Pretty new to C#, and I’d like to know how should I be using exceptions? I mean, not a mechanics level, but at a good practice level.
I’ll use for example my calculator which tokenizes and the converts to RPN and solves problems given in RPN.
During the tokenizing step there’s various invalid inputs, say “7.7.8” or “^&##”, should I have separate exceptions for unknown symbols and invalid numbers? Is it wrong to say have a single exception and then a method in it containing the kind of error, to be given to the user?
I’ve really not been able to find much material on this kind of thing, so I thought I’d ask people with more experience than me.
—–Edit:
Thanks everyone for your awesome responses, I learned a ton today 🙂 about my question, and even more for that matter.
Think about your lexer from the perspective of preconditions and postconditions. Here are two ways to design a lexer :
A lexer is a device which takes in a well-formed input string and outputs a lexical analysis. The input string is required to be well-formed; if it is not then the lexical analyzer fails with an exception.
A lexer is a device which takes an input string and produces a lexical analysis. Lexical analysis includes identification of and analysis of error conditions.
Do you know that the string you’re going to pass in is correct, and you want an exception in the exceptional circumstance that it is incorrect? Or do you not know that the string is correct, and you wish the lexer to determine that?
In the former case, throw an exception. In the latter case, make the error analysis part of the output of the lexer.
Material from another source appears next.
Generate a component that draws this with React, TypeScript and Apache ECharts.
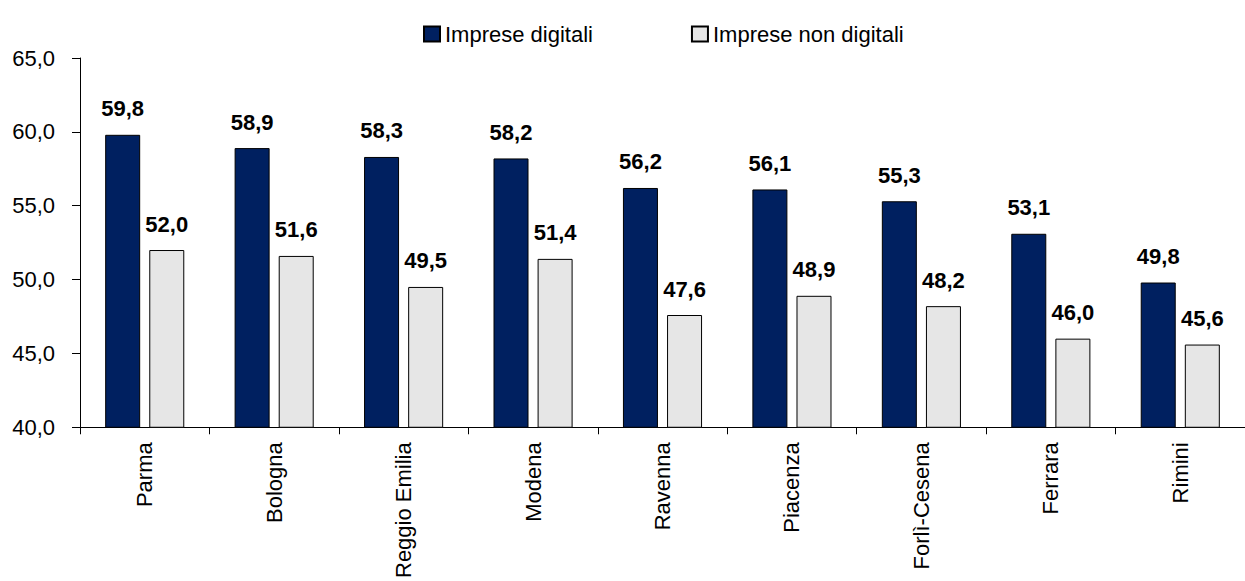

Basically what I’m saying is do not produce vexing exceptions. Vexing exceptions are extremely irritating. If the caller of your code is calling it to determine whether the string is correct then they don’t want that information in the form of an exception, they want it in the form of a data object that represents the error analysis. If the purpose of the code is to produce an error analysis then produce such an analysis as the normal operation of the method. Do not embed the analysis in an exception and make someone trap the exception in order to get it.